The idea that criticizing someone is excused by the fact that they criticized you is hard for me to swallow. I have been in a lot of interesting and challenging situations in my life. I have found that sending off a flaming email to a critic is counterproductive. In fact in today's world, it is unlikely that an email, conversation, or even a civil debate will change your critic's mind.
Most people who go off the deep end for one reason or another have lost their power of reasoning and it is unlikely that there is anything you can say or do which will change that. Often when I was writing about Apple, I offended some of Apple's most serious fans who believed that Apple could do no wrong. Providing them with concrete evidence that I was right was absolutely futile.
Eventually, I learned that the easiest thing was to let them showcase their bias and just leave the judgement to others. It is possible to defend your own position without attacking another person.
Recently we had a neighborhood issue when someone choose to send out some derogatory emails about me. Anyone who knows me well realizes that I have plenty of online soapboxes where I could easily defend myself or shred someone if I wanted to do so.

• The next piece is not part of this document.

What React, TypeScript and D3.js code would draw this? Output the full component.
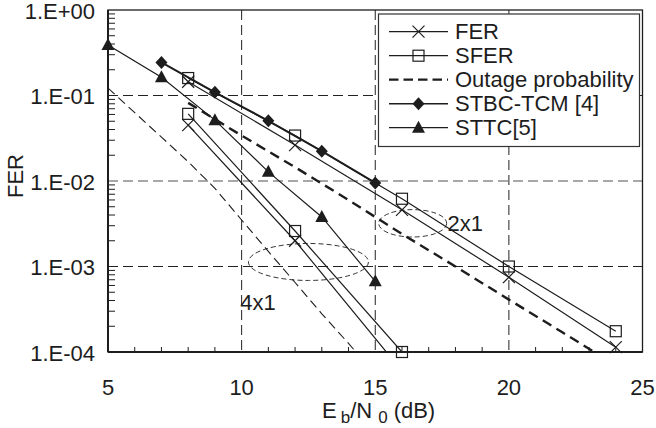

I chose not to even read the emails. That made it easier to not retaliate.
While I could not take back what the person said about me, I could just let the person showcase their own bitterness without even acknowledging it. In essence I was throwing water on a fire instead of setting my own house on fire in effort to save it. As someone said long ago, the best revenge is living well.
Just maybe our country could be benefit from lots more water and a whole lot less fire.